MLK library gets landmark status
| Washington
The D.C. Historic Preservation Review Board handed advocates of preserving Modern architecture a victory late last month, voting 8 to 0 on June 28 to name the Martin Luther King Jr. Memorial Library here a historic landmark. The library's status was uncertain at the time of a June 20 Monitor story on the subject.
Renowned Modern architect Ludwig Mies van der Rohe designed the library in 1968, but many preservationists were concerned that the city planned to sell the rundown building with no guarantee of protection from demolition. Now that the library is a historic landmark, Washington's Historic Preservation Review Board (HPRB) must approve any future changes to the exterior or first floor of the building.
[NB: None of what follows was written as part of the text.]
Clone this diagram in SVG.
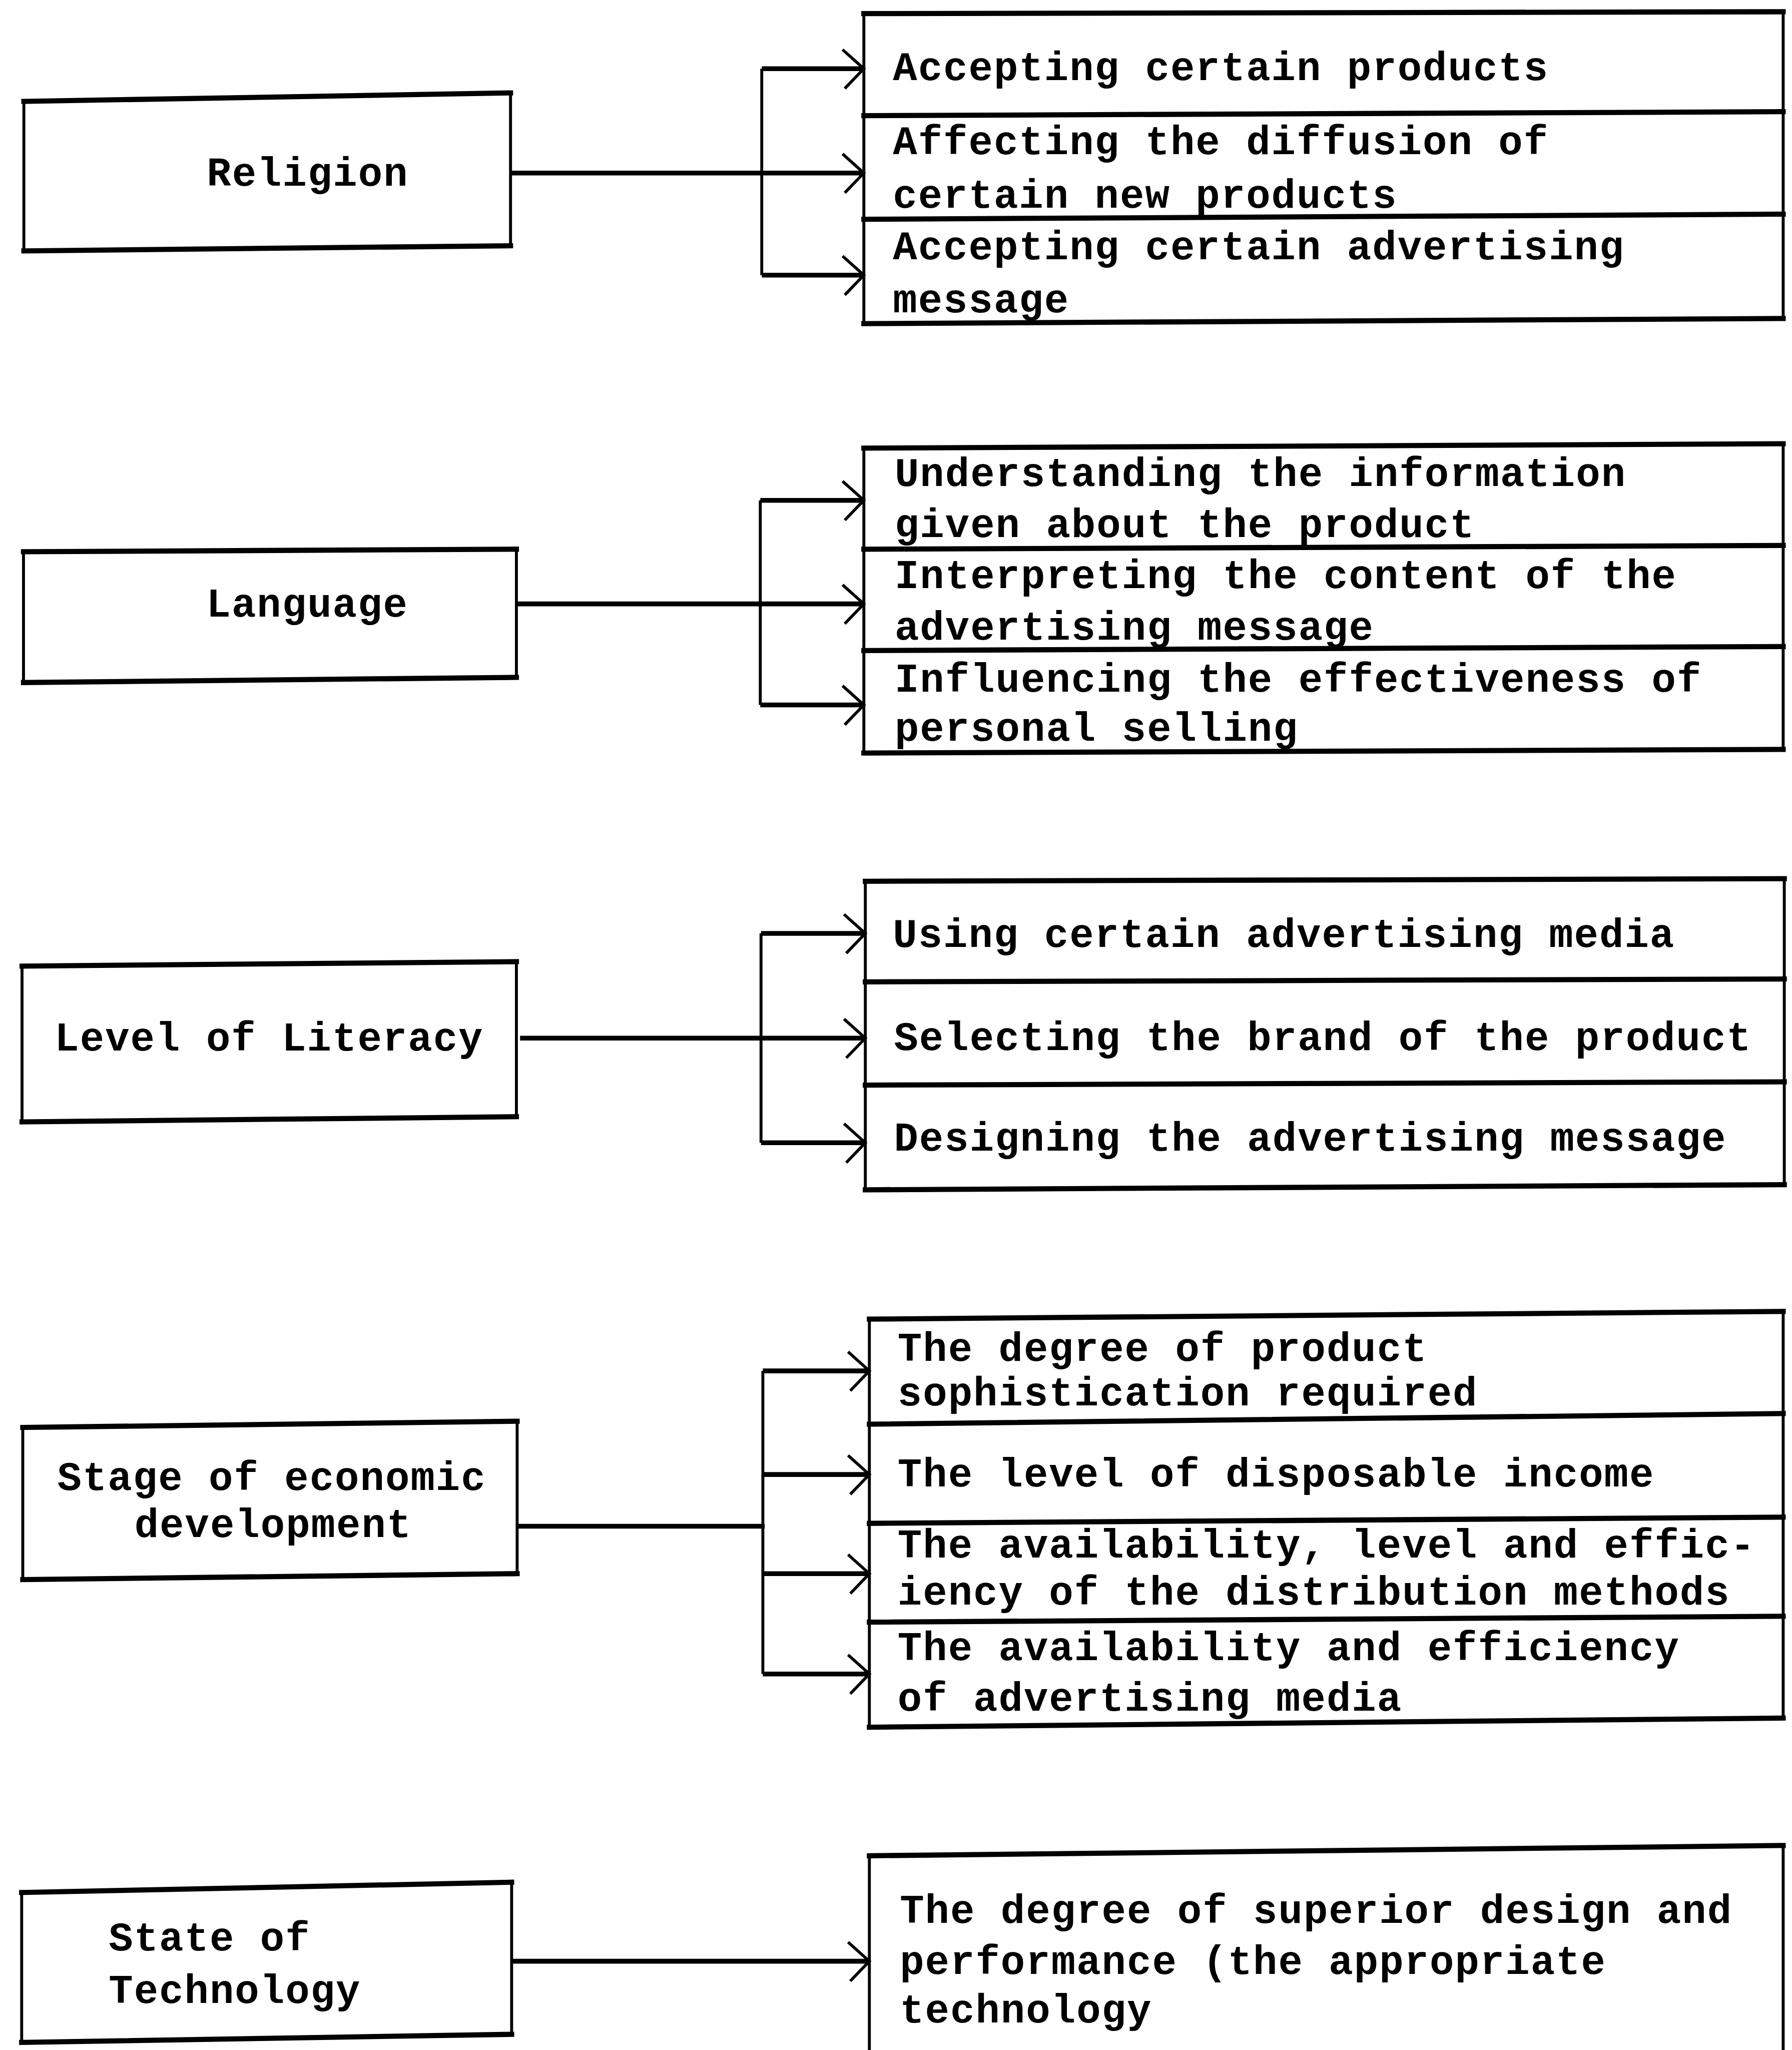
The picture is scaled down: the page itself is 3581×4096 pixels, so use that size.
<svg xmlns="http://www.w3.org/2000/svg" width="3581" height="4096" viewBox="0 0 3581 4096">
<defs>
<style>
.h{stroke:#000;stroke-width:14;fill:none;stroke-linecap:square}
.v{stroke:#000;stroke-width:8;fill:none;stroke-linecap:square}
.c{stroke:#000;stroke-width:13;fill:none}
.t{stroke:#000;stroke-width:8;fill:none}
text{font-family:"Liberation Mono","Courier New",monospace;font-weight:bold;font-size:110px;letter-spacing:2.7px;fill:#000}
</style>
<marker id="ah" markerUnits="userSpaceOnUse" viewBox="-70 -60 80 120" refX="0" refY="0" markerWidth="80" markerHeight="120" orient="auto">
<path d="M-58,-52 L0,0 L-52,54" fill="none" stroke="#000" stroke-width="8"/>
</marker>
</defs>
<rect width="3581" height="4096" fill="#fff"/>
<g transform="scale(0.73396)">
<g id="religion">
<line class="h" x1="65" y1="276" x2="1390" y2="253"/>
<line class="h" x1="65" y1="683" x2="1390" y2="669"/>
<line class="v" x1="65" y1="276" x2="65" y2="683"/>
<line class="v" x1="1390" y1="253" x2="1390" y2="669"/>
<text x="563" y="505">Religion</text>
</g>
<g id="religion-effects">
<line class="h" x1="2352" y1="37" x2="4855" y2="32"/>
<line class="h" x1="2352" y1="315" x2="4855" y2="304"/>
<line class="h" x1="2352" y1="597" x2="4855" y2="583"/>
<line class="h" x1="2352" y1="881" x2="4855" y2="867"/>
<line class="v" x1="2352" y1="37" x2="2352" y2="881"/>
<line class="v" x1="4855" y1="32" x2="4855" y2="867"/>
<text x="2431" y="218">Accepting certain products</text>
<text x="2431" y="419">Affecting the diffusion of</text>
<text x="2431" y="565">certain new products</text>
<text x="2431" y="706">Accepting certain advertising</text>
<text x="2431" y="850">message</text>
</g>
<g id="language">
<line class="h" x1="64" y1="1502" x2="1406" y2="1495"/>
<line class="h" x1="64" y1="1858" x2="1406" y2="1844"/>
<line class="v" x1="64" y1="1502" x2="64" y2="1858"/>
<line class="v" x1="1406" y1="1495" x2="1406" y2="1844"/>
<text x="562" y="1678">Language</text>
</g>
<g id="language-effects">
<line class="h" x1="2352" y1="1220" x2="4855" y2="1208"/>
<line class="h" x1="2352" y1="1495" x2="4855" y2="1485"/>
<line class="h" x1="2352" y1="1771" x2="4855" y2="1760"/>
<line class="h" x1="2352" y1="2050" x2="4855" y2="2040"/>
<line class="v" x1="2352" y1="1220" x2="2352" y2="2050"/>
<line class="v" x1="4855" y1="1208" x2="4855" y2="2040"/>
<text x="2436" y="1323">Understanding the information</text>
<text x="2436" y="1462">given about the product</text>
<text x="2436" y="1601">Interpreting the content of the</text>
<text x="2436" y="1741">advertising message</text>
<text x="2436" y="1883">Influencing the effectiveness of</text>
<text x="2436" y="2016">personal selling</text>
</g>
<g id="literacy">
<line class="h" x1="60" y1="2630" x2="1406" y2="2618"/>
<line class="h" x1="60" y1="3054" x2="1406" y2="3040"/>
<line class="v" x1="60" y1="2630" x2="60" y2="3054"/>
<line class="v" x1="1406" y1="2618" x2="1406" y2="3040"/>
<text x="149" y="2860">Level of Literacy</text>
</g>
<g id="literacy-effects">
<line class="h" x1="2356" y1="2399" x2="4858" y2="2392"/>
<line class="h" x1="2356" y1="2673" x2="4858" y2="2665"/>
<line class="h" x1="2356" y1="2954" x2="4858" y2="2945"/>
<line class="h" x1="2356" y1="3239" x2="4858" y2="3225"/>
<line class="v" x1="2356" y1="2399" x2="2356" y2="3239"/>
<line class="v" x1="4858" y1="2392" x2="4858" y2="3225"/>
<text x="2431" y="2578">Using certain advertising media</text>
<text x="2434" y="2859">Selecting the brand of the product</text>
<text x="2434" y="3133">Designing the advertising message</text>
</g>
<g id="economic">
<line class="h" x1="62" y1="3886" x2="1408" y2="3869"/>
<line class="h" x1="62" y1="4300" x2="1408" y2="4284"/>
<line class="v" x1="62" y1="3886" x2="62" y2="4300"/>
<line class="v" x1="1408" y1="3869" x2="1408" y2="4284"/>
<text x="156" y="4056">Stage of economic</text>
<text x="366" y="4184">development</text>
</g>
<g id="economic-effects">
<line class="h" x1="2367" y1="3591" x2="4855" y2="3570"/>
<line class="h" x1="2367" y1="3877" x2="4855" y2="3848"/>
<line class="h" x1="2367" y1="4147" x2="4855" y2="4130"/>
<line class="h" x1="2367" y1="4416" x2="4855" y2="4400"/>
<line class="h" x1="2367" y1="4702" x2="4855" y2="4677"/>
<line class="v" x1="2367" y1="3591" x2="2367" y2="4702"/>
<line class="v" x1="4855" y1="3570" x2="4855" y2="4677"/>
<text x="2444" y="3704">The degree of product</text>
<text x="2444" y="3826">sophistication required</text>
<text x="2444" y="4047">The level of disposable income</text>
<text x="2444" y="4240">The availability, level and effic-</text>
<text x="2444" y="4368">iency of the distribution methods</text>
<text x="2444" y="4520">The availability and efficiency</text>
<text x="2444" y="4657">of advertising media</text>
</g>
<g id="technology">
<line class="h" x1="59" y1="5152" x2="1393" y2="5124"/>
<line class="h" x1="59" y1="5560" x2="1393" y2="5538"/>
<line class="v" x1="59" y1="5152" x2="59" y2="5560"/>
<line class="v" x1="1393" y1="5124" x2="1393" y2="5538"/>
<text x="296" y="5310">State of</text>
<text x="296" y="5452">Technology</text>
</g>
<g id="technology-effects">
<line class="h" x1="2367" y1="5052" x2="4855" y2="5024"/>
<line class="v" x1="2367" y1="5052" x2="2367" y2="5600"/>
<line class="v" x1="4855" y1="5024" x2="4855" y2="5600"/>
<text x="2450" y="5234">The degree of superior design and</text>
<text x="2450" y="5373">performance (the appropriate</text>
<text x="2450" y="5506">technology</text>
</g>
<g id="connectors">
<line class="c" x1="1390" y1="471" x2="2352" y2="471" marker-end="url(#ah)"/>
<line class="t" x1="2074" y1="187" x2="2074" y2="749"/>
<line class="c" x1="2074" y1="187" x2="2352" y2="187" marker-end="url(#ah)"/>
<line class="c" x1="2074" y1="749" x2="2352" y2="749" marker-end="url(#ah)"/>
<line class="c" x1="1406" y1="1644" x2="2352" y2="1644" marker-end="url(#ah)"/>
<line class="t" x1="2070" y1="1362" x2="2070" y2="1919"/>
<line class="c" x1="2070" y1="1362" x2="2352" y2="1362" marker-end="url(#ah)"/>
<line class="c" x1="2070" y1="1919" x2="2352" y2="1919" marker-end="url(#ah)"/>
<line class="c" x1="1416" y1="2826" x2="2356" y2="2826" marker-end="url(#ah)"/>
<line class="t" x1="2072" y1="2541" x2="2072" y2="3111"/>
<line class="c" x1="2072" y1="2541" x2="2356" y2="2541" marker-end="url(#ah)"/>
<line class="c" x1="2072" y1="3111" x2="2356" y2="3111" marker-end="url(#ah)"/>
<line class="c" x1="1408" y1="4155" x2="2082" y2="4155"/>
<line class="t" x1="2077" y1="3732" x2="2077" y2="4557"/>
<line class="c" x1="2077" y1="3732" x2="2367" y2="3732" marker-end="url(#ah)"/>
<line class="c" x1="2077" y1="4014" x2="2367" y2="4014" marker-end="url(#ah)"/>
<line class="c" x1="2077" y1="4284" x2="2367" y2="4284" marker-end="url(#ah)"/>
<line class="c" x1="2077" y1="4557" x2="2367" y2="4557" marker-end="url(#ah)"/>
<line class="c" x1="1393" y1="5339" x2="2367" y2="5339" marker-end="url(#ah)"/>
</g>
</g>
</svg>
Tersh Boasberg, chairman of HPRB, says that the decision to grant the library landmark status was based both on its architectural importance as well as its historical significance as the only building in Washington named in honor of the Rev. Martin Luther King Jr.
Despite talks last year of moving the library, it will continue to serve as the central branch of the D.C. Public Library system, says Don Hawkins, director of the Committee of 100 on the Federal City – one of three organizations urging landmark status.
Future plans for the building include repainting, replacing lights, fixing elevators, and making more bathrooms accessible to the disabled, says Ginnie Cooper, head librarian for D.C. libraries. Her office is also developing design guidelines for the library, she says, so that "those of us who are here now and those who are here later can keep in mind some of the principles of Mies's architecture" when making renovations.
Modern architecture is characterized by a lack of ornamentation and its use of 20th-century technology and materials such as steel and glass. Preservationists say the architectural style is increasingly threatened by demolition or radical renovation. Granting landmark status is seen as one of the best ways to protect these buildings.